— TASK STATEMENT —
From the records below, please print only the lines from the one containing "Reproduce this chart with Chart.js." through the one containing "const DEPTH_Y = 15;", both included. Skip the pictures.

— GIVEN RECORDS —
<<<<

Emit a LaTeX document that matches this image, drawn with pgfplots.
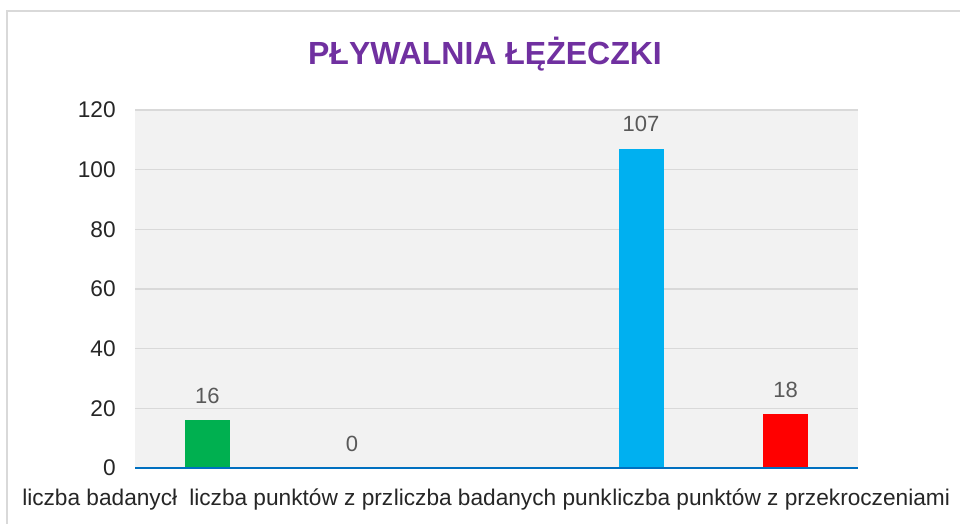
\documentclass[border=0pt]{standalone}
\usepackage{fontspec}
\setmainfont{Liberation Sans}
\usepackage{pgfplots}
\pgfplotsset{compat=1.18}
\definecolor{titlepurple}{HTML}{7030A0}
\definecolor{gridgray}{HTML}{D9D9D9}
\definecolor{plotbg}{HTML}{F2F2F2}
\definecolor{axisblue}{HTML}{0070C0}
\definecolor{bargreen}{HTML}{00B050}
\definecolor{barblue}{HTML}{00B0F0}
\definecolor{barred}{HTML}{FF0000}
\definecolor{ticktext}{HTML}{262626}
\definecolor{valtext}{HTML}{595959}
\definecolor{framegray}{HTML}{D9D9D9}
\begin{document}
\begin{tikzpicture}[x=0.75pt,y=0.75pt]
\useasboundingbox (0,0) rectangle (960,524);
\fill[white] (0,0) rectangle (960,524);
\draw[framegray, line width=1.5pt] (7,0) -- (7,513) -- (960,513);
\node[anchor=base, inner sep=0, text=titlepurple, font=\fontsize{24pt}{28pt}\selectfont\bfseries] at (485,459) {PŁYWALNIA ŁĘŻECZKI};
\begin{axis}[
  at={(101.25pt,42pt)}, anchor=south west,
  scale only axis, width=542.25pt, height=268.5pt,
  xmin=-0.5, xmax=4.5, ymin=0, ymax=120,
  ytick={0,20,...,120}, xtick=\empty,
  ymajorgrids, grid style={gridgray, line width=1.1pt},
  axis line style={draw=none}, major tick length=0pt,
  /pgf/number format/assume math mode=true,
  yticklabel style={text=ticktext, font=\fontsize{17pt}{20pt}\selectfont, xshift=-11pt},
  axis background/.style={fill=plotbg},
  ybar, bar width=33.75pt, bar shift=0pt,
  nodes near coords,
  every node near coord/.append style={text=valtext, font=\fontsize{16.5pt}{19pt}\selectfont, yshift=9pt},
  clip=false,
]
\addplot[fill=bargreen, draw=none] coordinates {(0,16)};
\addplot[fill=bargreen, draw=none] coordinates {(1,0)};
\addplot[fill=barblue, draw=none] coordinates {(3,107)};
\addplot[fill=barred, draw=none] coordinates {(4,18)};
\draw[axisblue, line width=1.8pt] (rel axis cs:0,0) -- (rel axis cs:1,0);
\end{axis}
\begin{scope}[every node/.style={anchor=base west, inner sep=0, text=ticktext, font=\fontsize{17pt}{20pt}\selectfont}]
\node at (22,18) {liczba badanycł};
\node at (189,18) {liczba punktów z prz};
\node at (393.5,18) {liczba badanych punk};
\node at (612,18) {liczba punktów z przekroczeniami};
\end{scope}
\end{tikzpicture}
\end{document}
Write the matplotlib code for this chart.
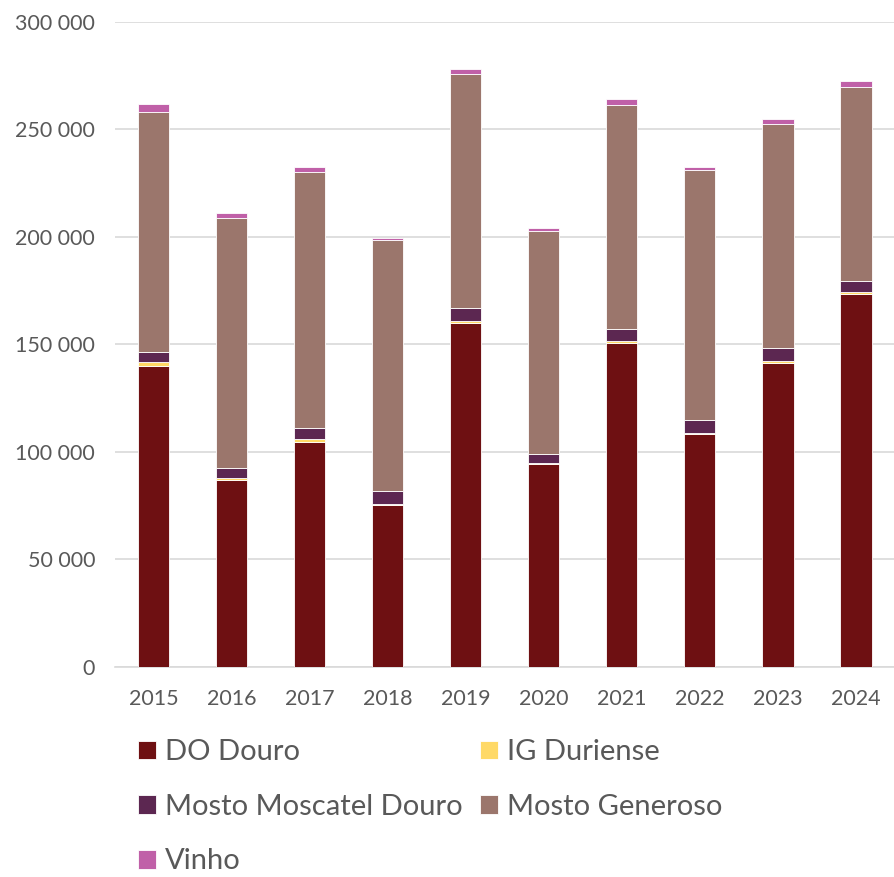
import numpy as np
import matplotlib
matplotlib.use("Agg")
import matplotlib.pyplot as plt
from matplotlib.ticker import FuncFormatter

# data (thousands)
years = ["2015", "2016", "2017", "2018", "2019", "2020", "2021", "2022", "2023", "2024"]
do_douro = [140.1, 87.0, 104.8, 75.3, 160.1, 94.5, 150.8, 108.5, 141.5, 173.6]
ig_duriense = [1.6, 0.9, 1.1, 0.5, 0.8, 0.2, 0.8, 0.5, 0.8, 0.8]
mosto_moscatel = [4.7, 4.8, 5.1, 6.2, 6.2, 4.5, 5.5, 6.0, 6.1, 5.0]
mosto_generoso = [111.6, 116.3, 119.4, 116.8, 108.6, 103.6, 104.2, 116.0, 104.2, 90.2]
vinho = [3.9, 2.0, 2.0, 0.9, 2.4, 1.2, 2.7, 1.6, 2.3, 3.0]

series = [
    ("DO Douro", do_douro, "#6E1012"),
    ("IG Duriense", ig_duriense, "#FFD966"),
    ("Mosto Moscatel Douro", mosto_moscatel, "#5C2751"),
    ("Mosto Generoso", mosto_generoso, "#9B766C"),
    ("Vinho", vinho, "#C060A8"),
]

plt.rcParams['font.family'] = ['Lato', 'DejaVu Sans']
txt = "#595959"

fig = plt.figure(figsize=(8.95, 8.77), dpi=100)
ax = fig.add_axes([0.128, 0.2395, 0.872, 0.7355])

x = np.arange(len(years))
bottom = np.zeros(len(years))
handles = {}
for name, vals, col in series:
    v = np.array(vals) * 1000
    h = ax.bar(x, v, 0.4, bottom=bottom, color=col, edgecolor="white",
               linewidth=0.6, label=name, zorder=3)
    handles[name] = h
    bottom += v

ax.set_xlim(-0.5, len(years) - 0.5)
ax.set_ylim(0, 300000)
ax.set_yticks(np.arange(0, 300001, 50000))
ax.yaxis.set_major_formatter(FuncFormatter(lambda v, p: f"{int(v):,}".replace(",", " ")))
ax.set_xticks(x)
ax.set_xticklabels(years)
ax.grid(axis="y", color="#D9D9D9", linewidth=1.2, zorder=0)
for s in ["top", "right", "left"]:
    ax.spines[s].set_visible(False)
ax.spines["bottom"].set_color("#D9D9D9")
ax.spines["bottom"].set_linewidth(1.2)
ax.tick_params(length=0, labelsize=15.5, colors=txt)
ax.tick_params(axis="x", pad=16)
ax.tick_params(axis="y", pad=14)

# column-wise order so rows read DO/IG, Moscatel/Generoso, Vinho
order = ["DO Douro", "Mosto Moscatel Douro", "Vinho", "IG Duriense", "Mosto Generoso"]
leg = fig.legend([handles[n] for n in order], order, ncol=2, loc="upper left",
                 bbox_to_anchor=(0.154, 0.157), frameon=False, fontsize=21,
                 handlelength=0.62, handleheight=0.62, handletextpad=0.3,
                 columnspacing=0.6, labelspacing=0.98, borderaxespad=0,
                 borderpad=0)
for t in leg.get_texts():
    t.set_color(txt)

fig.savefig("out.png", dpi=100)
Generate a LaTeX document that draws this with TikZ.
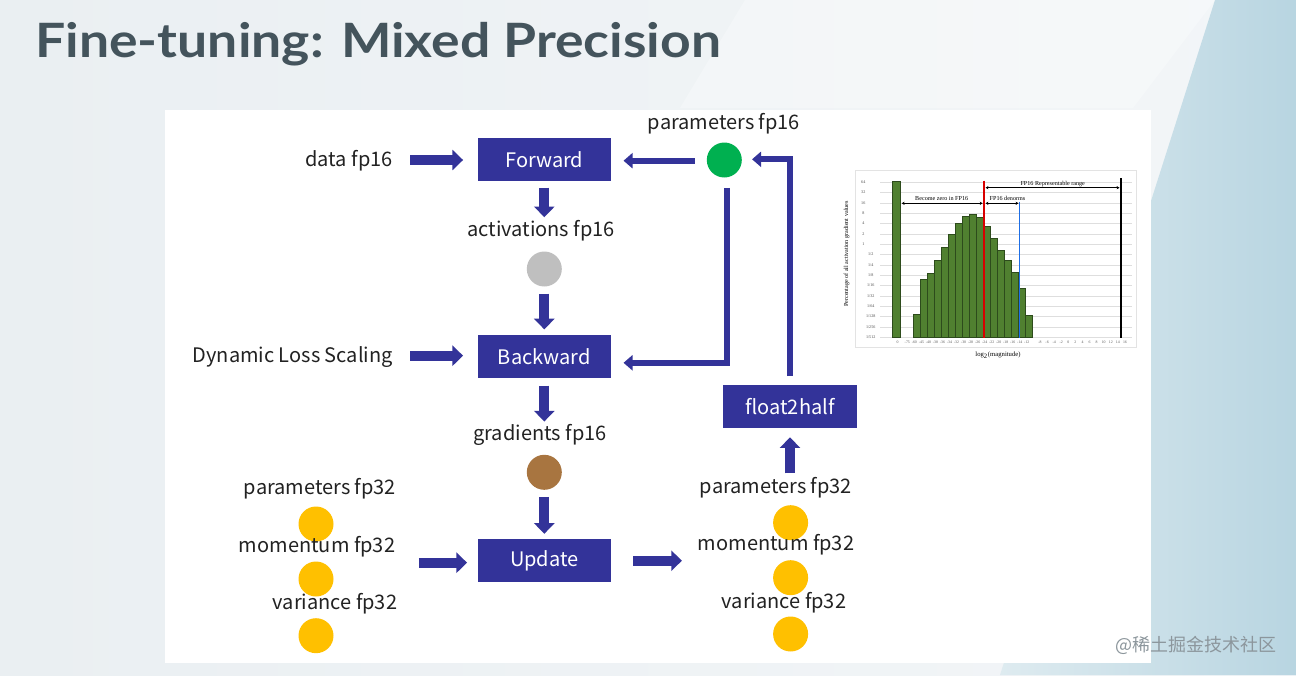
\documentclass[tikz,border=0pt]{standalone}
\usepackage{fontspec}
\setmainfont{Noto Sans CJK JP}
\newfontfamily\titlefont{Lato}
\newfontfamily\wmfont{Noto Sans CJK SC}
\newfontfamily\chartfont{Liberation Serif}
\usetikzlibrary{arrows.meta,calc}
\definecolor{boxc}{RGB}{51,51,153}
\definecolor{txtc}{RGB}{34,34,34}
\definecolor{titlec}{RGB}{68,84,92}
\definecolor{bgA}{RGB}{234,239,242}
\definecolor{bgB}{RGB}{243,246,248}
\definecolor{blueA}{RGB}{222,235,240}
\definecolor{blueB}{RGB}{184,213,225}
\definecolor{yel}{RGB}{255,192,0}
\definecolor{grn}{RGB}{0,176,80}
\definecolor{gry}{RGB}{191,191,191}
\definecolor{brn}{RGB}{168,117,64}
\definecolor{barc}{RGB}{80,128,48}
\definecolor{bard}{RGB}{45,75,28}
\definecolor{gridc}{RGB}{222,222,222}
\definecolor{wmc}{RGB}{140,150,156}
\definecolor{denc}{RGB}{30,110,230}
\begin{document}
\begin{tikzpicture}[x=0.75pt,y=-0.75pt,
  lbl/.style={font=\fontsize{15}{18}\selectfont, text=txtc, inner sep=0pt},
  boxn/.style={fill=boxc, text=white, font=\fontsize{15}{18}\selectfont, minimum width=100pt, minimum height=31.7pt, inner sep=0pt},
  dot/.style={circle, inner sep=0pt, minimum size=26.25pt},
  blk/.style={draw=boxc, line width=7.5pt, -{Triangle[width=15pt,length=8pt]}},
  thn/.style={draw=boxc, line width=4.5pt, line join=miter, -{Triangle[width=11.25pt,length=6.75pt]}},
  ytl/.style={font=\chartfont\fontsize{3.1}{3.5}\selectfont, inner sep=0pt, text=black!70},
  xtl/.style={font=\chartfont\fontsize{2.9}{3.5}\selectfont, inner sep=0pt, text=black!65},
  ctl/.style={font=\chartfont\fontsize{4.6}{5}\selectfont, inner sep=0pt, text=black},
  dbl/.style={line width=0.6pt, {Stealth[length=2.2pt,width=2.4pt]}-{Stealth[length=2.2pt,width=2.4pt]}}
]
\useasboundingbox (0,0) rectangle (1296,675);
% background
\shade[left color=bgA, right color=bgB] (0,0) rectangle (1296,675);
\fill[white, opacity=0.3] (745,0) -- (1215,0) -- (1133,108) -- (680,108) -- cycle;
\shade[left color=blueA, right color=blueB] (1215,0) -- (1296,0) -- (1296,675) -- (1000,675) -- cycle;
\fill[white] (165,110) rectangle (1150.5,662.5);
% title
\node[anchor=base west, inner sep=0pt, font=\titlefont\bfseries\fontsize{35.5}{40}\selectfont, text=titlec] (title) at (35,57) {\scalebox{1.13}[1]{Fine-tuning: Mixed Precision}};
% boxes
\node[boxn] (fwd) at (544.3,159.5) {Forward};
\node[boxn] (bwd) at (544.3,356.5) {Backward};
\node[boxn] (upd) at (544.3,560.5) {Update};
\node[boxn] (f2h) at (790,406.5) {float2half};
% circles
\node[dot, fill=gry] (gray) at (544.3,269) {};
\node[dot, fill=brn] (brown) at (544.3,472.3) {};
\node[dot, fill=grn] (green) at (724.3,160) {};
\node[dot, fill=yel] (ly1) at (316,524) {};
\node[dot, fill=yel] (ly2) at (316,579) {};
\node[dot, fill=yel] (ly3) at (316,635.7) {};
\node[dot, fill=yel] (ry1) at (790.6,522.7) {};
\node[dot, fill=yel] (ry2) at (790.6,577.7) {};
\node[dot, fill=yel] (ry3) at (790.6,634) {};
% labels
\node[lbl, anchor=base east] (data) at (393,166) {data fp16};
\node[lbl, anchor=base east] (dls) at (393,362) {Dynamic Loss Scaling};
\node[lbl, anchor=base] (act) at (541,236) {activations fp16};
\node[lbl, anchor=base] (grad) at (540,440) {gradients fp16};
\node[lbl, anchor=base] (p16) at (724,129.3) {parameters fp16};
\node[lbl, anchor=base] (lpar) at (320,494.3) {parameters fp32};
\node[lbl, anchor=base] (lmom) at (317,552.7) {momentum fp32};
\node[lbl, anchor=base] (lvar) at (335,609.3) {variance fp32};
\node[lbl, anchor=base] (rpar) at (776,493.3) {parameters fp32};
\node[lbl, anchor=base] (rmom) at (776,550.7) {momentum fp32};
\node[lbl, anchor=base] (rvar) at (784,608.7) {variance fp32};
% block arrows
\draw[blk] ($(data.east |- fwd.west)+(17,0.5)$) -- ($(fwd.west)+(-14.3,0.5)$);
\draw[blk] ($(dls.east |- bwd.west)+(17,-0.8)$) -- ($(bwd.west)+(-14.3,-0.8)$);
\draw[blk] ($(fwd.south)+(0,6.6)$) -- ($(gray.north)+(0,-34)$);
\draw[blk] ($(gray.south)+(0,6.8)$) -- ($(bwd.north)+(0,-5.7)$);
\draw[blk] ($(bwd.south)+(0,7.7)$) -- ($(brown.north)+(0,-33)$);
\draw[blk] ($(brown.south)+(0,6.9)$) -- ($(upd.north)+(0,-5.3)$);
\draw[blk] ($(lmom.east |- upd.west)+(23.5,2.2)$) -- ($(upd.west)+(-10.3,2.2)$);
\draw[blk] ($(upd.east)+(22,0.2)$) -- ($(rmom.west |- upd.east)+(-15.7,0.2)$);
\draw[blk] ($(f2h.south)+(0,45.4)$) -- ($(f2h.south)+(0,9.4)$);
% thin connectors
\draw[thn] ($(green.west)+(-12,0.7)$) -- ($(green.west -| fwd.east)+(12.3,0.7)$);
\draw[thn] ($(green.south)+(2.7,10)$) |- ($(bwd.east)+(12.3,6.3)$);
\draw[thn] ($(f2h.north)+(0,-9)$) |- ($(green.east)+(10,-0.7)$);
% chart
\draw[gray!22, line width=0.4pt] (855,170) rectangle (1136.5,347);
\foreach \k in {0,...,15} {
  \draw[gridc, line width=0.35pt] (880,182.3+10.33*\k) -- (1131.7,182.3+10.33*\k);
}
\foreach \l [count=\k from 0] in {64,32,16,8,4,2,1} {
  \node[ytl] (yt\k) at (863.3,182.3+10.33*\k) {\l};
}
\foreach \l [count=\k from 7] in {1/2,1/4,1/8,1/16,1/32,1/64,1/128,1/256,1/512} {
  \node[ytl] (yt\k) at (870.7,182.3+10.33*\k) {\l};
}
\fill[barc, draw=bard, line width=0.3pt] (892.3,337.3) rectangle (900,181);
\foreach \t [count=\i from 0] in {314,278.7,273.3,260,247,234,223.3,216,214,217,225.7,238,250,260,272.3,288.3,314.7} {
  \fill[barc, draw=bard, line width=0.3pt] (913.3+7*\i,337.3) rectangle (920.3+7*\i,\t);
}
\node[xtl] (xt0) at (897.7,342.7) {0};
\foreach \l [count=\i from 0] in {-75,-60,-45,-40,-38,-36,-34,-32,-30,-28,-26,-24,-22,-20,-18,-16,-14,-12} {
  \node[xtl] (xa\i) at (907.3+7.03*\i,342.7) {\l};
}
\foreach \l [count=\i from 0] in {-8,-6,-4,-2,0,2,4,6,8,10,12,14,16} {
  \node[xtl] (xb\i) at (1040+7.08*\i,342.7) {\l};
}
\draw[red!85!black, line width=0.9pt] (984,180.7) -- (984,338.3);
\draw[denc, line width=1pt] (1019.3,201.7) -- (1019.3,338.3);
\draw[black, line width=1.2pt] (1120.7,178.3) -- (1120.7,338.3);
\draw[dbl] (985.5,187.7) -- (1119.5,187.7);
\node[ctl, anchor=base] (rng) at (1052.7,185) {FP16 Representable range};
\draw[dbl] (901.7,203.3) -- (982.7,203.3);
\node[ctl, anchor=base] (zro) at (941.7,200.3) {Become zero in FP16};
\draw[dbl] (985.5,203.3) -- (1018.5,203.3);
\node[ctl, anchor=base] (dnm) at (1007.5,200.3) {FP16 denorms};
\node[ctl, rotate=90] (ylab) at (846.7,254) {Percentage of all activation gradient values};
\node[ctl, font=\chartfont\fontsize{5}{6}\selectfont] (xlab) at (998,355) {log\textsubscript{2}(magnitude)};
% watermark
\node[anchor=west, inner sep=0pt, text=wmc, font=\wmfont\fontsize{13.5}{15}\selectfont] (wm) at (1115,645) {@稀土掘金技术社区};
\end{tikzpicture}
\end{document}
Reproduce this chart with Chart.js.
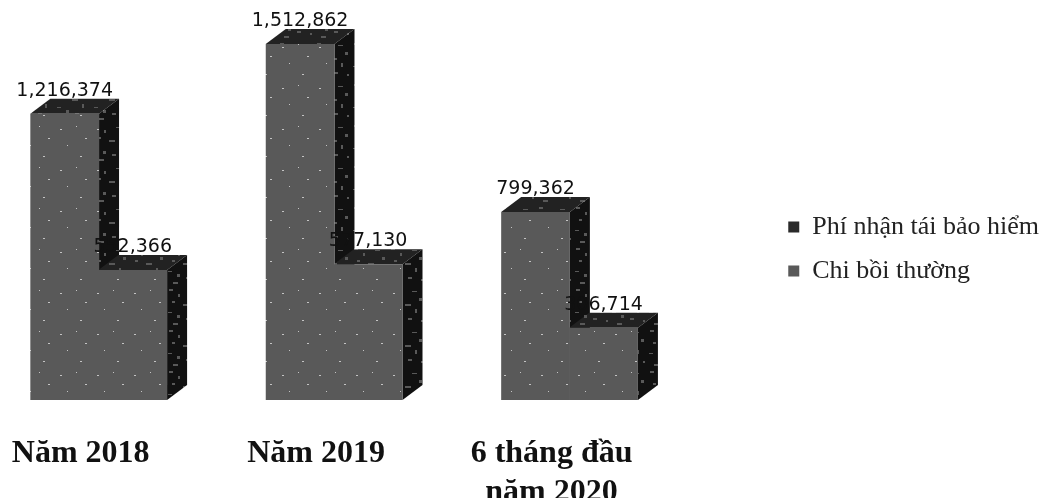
<!DOCTYPE html>
<html>
<head>
<meta charset="utf-8">
<script src="https://cdn.jsdelivr.net/npm/chart.js@4/dist/chart.umd.min.js"></script>
<style>
    html, body { margin: 0; padding: 0; background: #fff; overflow: hidden; }
    #wrap { position: absolute; left: -19px; top: 0; width: 1100px; height: 504px; }
</style>
</head>
<body>
<div id="wrap"><canvas id="chart" width="1100" height="504"></canvas></div>
<script>
// values, the first digits of the two overprinted labels are estimated
const categories = ["Năm 2018", "Năm 2019", ["6 tháng đầu", "năm 2020"]];
const seriesNames = ["Phí nhận tái bảo hiểm", "Chi bồi thường"];
const premiumValues = [1216374, 1512862, 799362];
const claimValues = [552366, 577130, 306714];

const FRONT = "#595959";
const SIDE = "#111111";
const TOP = "#222222";
const DEPTH_X = 20;
const DEPTH_Y = 15;

// scanned print look: small tile of specks
function speckle(base, speck, spots) {
    const tile = document.createElement("canvas");
    tile.width = 37;
    tile.height = 41;
    const t = tile.getContext("2d");
    t.fillStyle = base;
    t.fillRect(0, 0, 37, 41);
    t.fillStyle = speck;
    spots.forEach(s => t.fillRect(s[0], s[1], s[2], s[3]));
    return t.createPattern(tile, "repeat");
}
const darkSpots = [[3, 2, 4, 2], [12, 7, 2, 3], [24, 4, 5, 1], [31, 11, 3, 3], [6, 14, 3, 2], [17, 17, 6, 2],
    [27, 22, 2, 4], [2, 25, 4, 1], [11, 28, 3, 3], [20, 31, 4, 2], [33, 33, 2, 2], [7, 36, 5, 2]];
const lightSpots = [[5, 6, 2, 1], [21, 3, 1, 1], [30, 15, 2, 1], [12, 22, 1, 1], [25, 33, 2, 1]];
const sideFill = speckle(SIDE, "#595959", darkSpots);
const topFill = speckle(TOP, "#595959", darkSpots);
const frontFill = speckle(FRONT, "#c4c4c4", lightSpots);

function face(ctx, color, pts) {
    ctx.fillStyle = color;
    ctx.beginPath();
    pts.forEach((p, i) => i ? ctx.lineTo(p[0], p[1]) : ctx.moveTo(p[0], p[1]));
    ctx.closePath();
    ctx.fill();
}

// side and top faces of the 3D look, left bars first so the right bar covers them
const boxFaces = {
    id: "boxFaces",
    beforeDatasetsDraw(chart) {
        const ctx = chart.ctx;
        ctx.save();
        chart.data.datasets.forEach((ds, i) => {
            chart.getDatasetMeta(i).data.forEach(bar => {
                const l = bar.x - bar.width / 2, r = bar.x + bar.width / 2;
                face(ctx, topFill, [[l, bar.y], [l + DEPTH_X, bar.y - DEPTH_Y], [r + DEPTH_X, bar.y - DEPTH_Y], [r, bar.y]]);
                face(ctx, sideFill, [[r, bar.y], [r + DEPTH_X, bar.y - DEPTH_Y], [r + DEPTH_X, bar.base - DEPTH_Y], [r, bar.base]]);
            });
        });
        ctx.restore();
    },
};

const valueLabels = {
    id: "valueLabels",
    afterDatasetsDraw(chart) {
        const ctx = chart.ctx;
        ctx.save();
        ctx.font = '19px "DejaVu Sans"';
        ctx.fillStyle = "#111";
        ctx.textAlign = "center";
        ctx.textBaseline = "alphabetic";
        chart.data.datasets.forEach((ds, i) => {
            chart.getDatasetMeta(i).data.forEach((bar, j) => {
                ctx.fillText(ds.data[j].toLocaleString("en-US"), bar.x, bar.y - 18);
            });
        });
        ctx.restore();
    },
};

new Chart(document.getElementById("chart"), {
    type: "bar",
    data: {
        labels: categories,
        datasets: [
            { label: seriesNames[0], data: premiumValues, backgroundColor: frontFill },
            { label: seriesNames[1], data: claimValues, backgroundColor: frontFill },
        ],
    },
    options: {
        responsive: false,
        animation: false,
        layout: { padding: { left: 0, right: 32, top: 0, bottom: 6 } },
        datasets: { bar: { categoryPercentage: 0.578, barPercentage: 1.01 } },
        plugins: {
            tooltip: { enabled: false },
            legend: {
                position: "right",
                maxWidth: 320,
                labels: {
                    color: "#222",
                    font: { family: '"Liberation Serif"', size: 26 },
                    boxWidth: 11,
                    boxHeight: 11,
                    padding: 18,
                    generateLabels(chart) {
                        const items = Chart.defaults.plugins.legend.labels.generateLabels(chart);
                        items[0].fillStyle = "#2a2a2a";
                        items[1].fillStyle = FRONT;
                        return items;
                    },
                },
            },
        },
        scales: {
            x: {
                grid: { display: false },
                border: { display: false },
                afterFit(scale) { scale.height = 98; },
                ticks: {
                    color: "#111",
                    maxRotation: 0,
                    autoSkip: false,
                    labelOffset: -18,
                    padding: 26,
                    font: { family: '"Liberation Serif"', size: 32, weight: "bold", lineHeight: 1.22 },
                },
            },
            y: {
                position: "right",
                min: 0,
                max: 1700000,
                grid: { display: false },
                border: { display: false },
                ticks: { display: false },
                afterFit(scale) { scale.width = 83; },
            },
        },
    },
    plugins: [boxFaces, valueLabels],
});
</script>
</body>
</html>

>>>>

— ANSWER TO THE PROBLEM —
Reproduce this chart with Chart.js.
<!DOCTYPE html>
<html>
<head>
<meta charset="utf-8">
<script src="https://cdn.jsdelivr.net/npm/chart.js@4/dist/chart.umd.min.js"></script>
<style>
    html, body { margin: 0; padding: 0; background: #fff; overflow: hidden; }
    #wrap { position: absolute; left: -19px; top: 0; width: 1100px; height: 504px; }
</style>
</head>
<body>
<div id="wrap"><canvas id="chart" width="1100" height="504"></canvas></div>
<script>
// values, the first digits of the two overprinted labels are estimated
const categories = ["Năm 2018", "Năm 2019", ["6 tháng đầu", "năm 2020"]];
const seriesNames = ["Phí nhận tái bảo hiểm", "Chi bồi thường"];
const premiumValues = [1216374, 1512862, 799362];
const claimValues = [552366, 577130, 306714];

const FRONT = "#595959";
const SIDE = "#111111";
const TOP = "#222222";
const DEPTH_X = 20;
const DEPTH_Y = 15;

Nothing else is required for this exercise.